Real Wealth Society

Wednesday, January 18, 2006

A tale Of Two Strategies; Or How The Airline Industry Blew it By Wayne N. Krautkramer

There were some changes in the airline markets over the last few years. Each airline was subjected to the same environment. The first change occurred in passenger bookings, and all airlines had to deal with that change. The change in energy costs is a different story. Some businesses used the correct strategy, and the rest did nothing, as the results show!

The First Strategy. Do Nothing!

This has a been a terrible two years for most of the US airlines.

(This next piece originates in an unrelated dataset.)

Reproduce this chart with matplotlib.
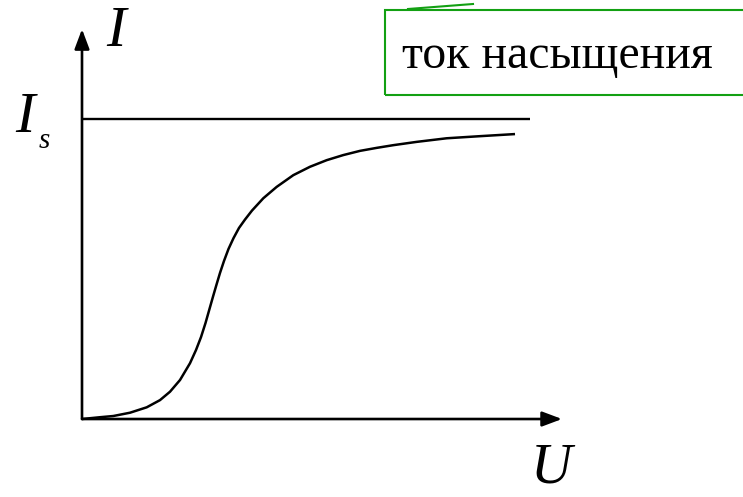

The unforeseen happened, and the poor airlines were mauled by the evil free market in energy!
Let’s look at the last two years to see how well the industry has managed its resources.

Delta Airlines Bankrupt Flyi Inc. Bankrupt
Northwest Airline Bankrupt
United Airlines Bankrupt
US Air Professional Bankrupts?
Bankrupt for the 2nd time

AMR Not bankrupt but still bleeding (Management by Hemophiliacs?)
Many other US air carriers are in serious trouble.

Before we indulge in the obligatory wailing and gnashing of teeth, let’s look at the 2nd strategy!

The Second Strategy. Hedge Your Uncontrollable Expenses!

Southwest Airlines and Alaska Airlines knew that they could not afford a major increase in their costs. These management teams found the old "we’ll just raise the price" argument to be uncertain!

Exhibiting true management skills, they hedged their fuel costs by buying options and futures contracts through 2007. By this tactic, they were freed from the uncertainty of their fuel costs, and focused their efforts on running their businesses. Southwest and Alaska had no intention of speculating about things that are out of their area of expertise!

Let’s see the results of this hedging strategy!

"Southwest Airlines Co. and the parent of Alaska Airlines turned in strong third-quarter results on Thursday, cashing in winning bets they made on the direction of fuel prices.

US airlines are seeing strong demand for travel, and they have even had a bit of success in pushing up ticket prices, but high fuel prices have kept giants like American Airlines in the red.

Not so at Southwest and Alaska Air Group Inc., which were more aggressive than their rivals in taking options to buy fuel far into the future at set prices, a practice known as hedging.

Southwest said Thursday it earned $227 million, or 28 cents per share, in the third quarter, including an $87 million gain from its hedging. Analysts had expected 18 cents per share, according to a survey by Thomson Financial, and the results beat Southwest's year-ago profit of $119 million, or 15 cents per share"

"Seattle-based Alaska Air Group, which operates Alaska Airlines and Horizon Air, used hedging to save on half the fuel it bought. Its profit rose to $90.2 million, or $2.71 per share. Excluding the impact of special items, net income would have been $71.5 million, or $2.16 per share, still enough to beat Wall Street's forecast of $2.12 per share.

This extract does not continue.